The obvious story line: Blair Walsh’s introduction to the Mall of America Field fans came by way of a five-field-goal outburst in a preseason victory over Buffalo last year. Walsh went on to become a surprising All-Pro selection. So yeah, punter Jeff Locke, a fifth-round pick, has a tough act to follow in quickly proving himself as a rookie. The left-footer is a diligent worker and has been plenty receptive to coaching during training camp. Now he must find a way surpass the productivity of predecessor Chris Kluwe, a process that takes its next step Friday.
Under the microscope: Don’t take Walsh’s All-Pro status as a promise for 2013 prosperity. Locke is his new holder, and the field goal operation still isn’t quite as smooth timing-wise as coordinator Mike Priefer wants it. During last weekend’s under-the-lights practice, Walsh went 7-for-10 during the field goal period, with one of his misses coming as a result of a bad Cullen Loeffler snap. Walsh also made a 42-yarder despite Locke bungling the hold initially. Even after consecutive misses, Walsh finished that period by requesting and crushing a 60-yard attempt. Said Priefer: “He missed two and said let’s take it back to 60. That was him the other night, not me. [With] his mental toughness, he doesn’t blink.”

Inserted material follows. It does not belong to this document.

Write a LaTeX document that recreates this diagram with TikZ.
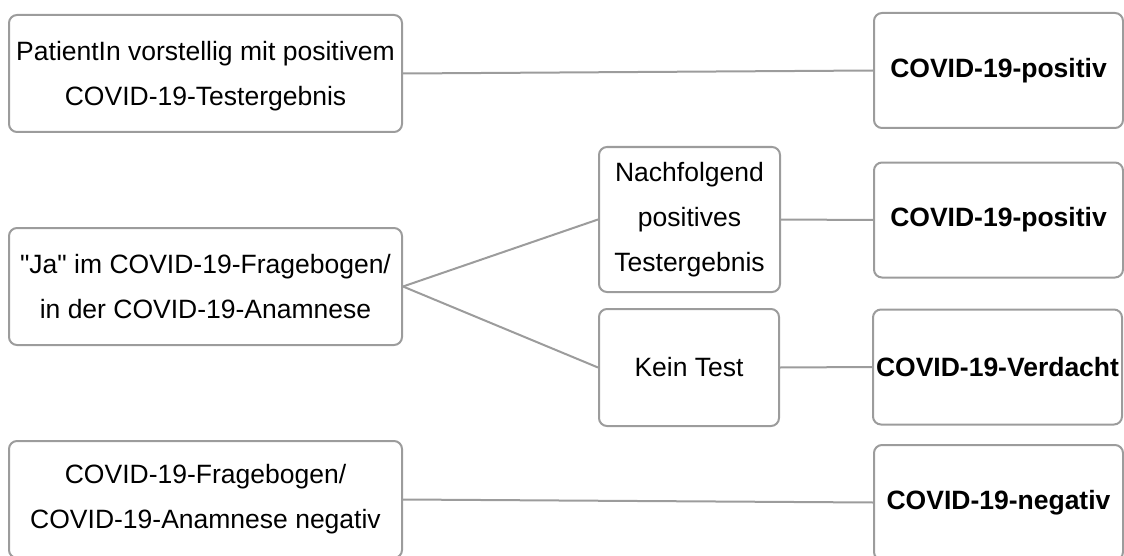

Position battle: Marcus Sherels remains the top punt returner. But auditions are being held for Stephen Burton, Felder and Wright as well. The Vikings feel secure with Sherels, lauding his ball security and intelligence. But let’s face it, in terms of explosion, Devin Hester he is not. So if a suitable successor can be found in a player who might have a more significant role on offense or defense, that’s something that will have to be taken into consideration.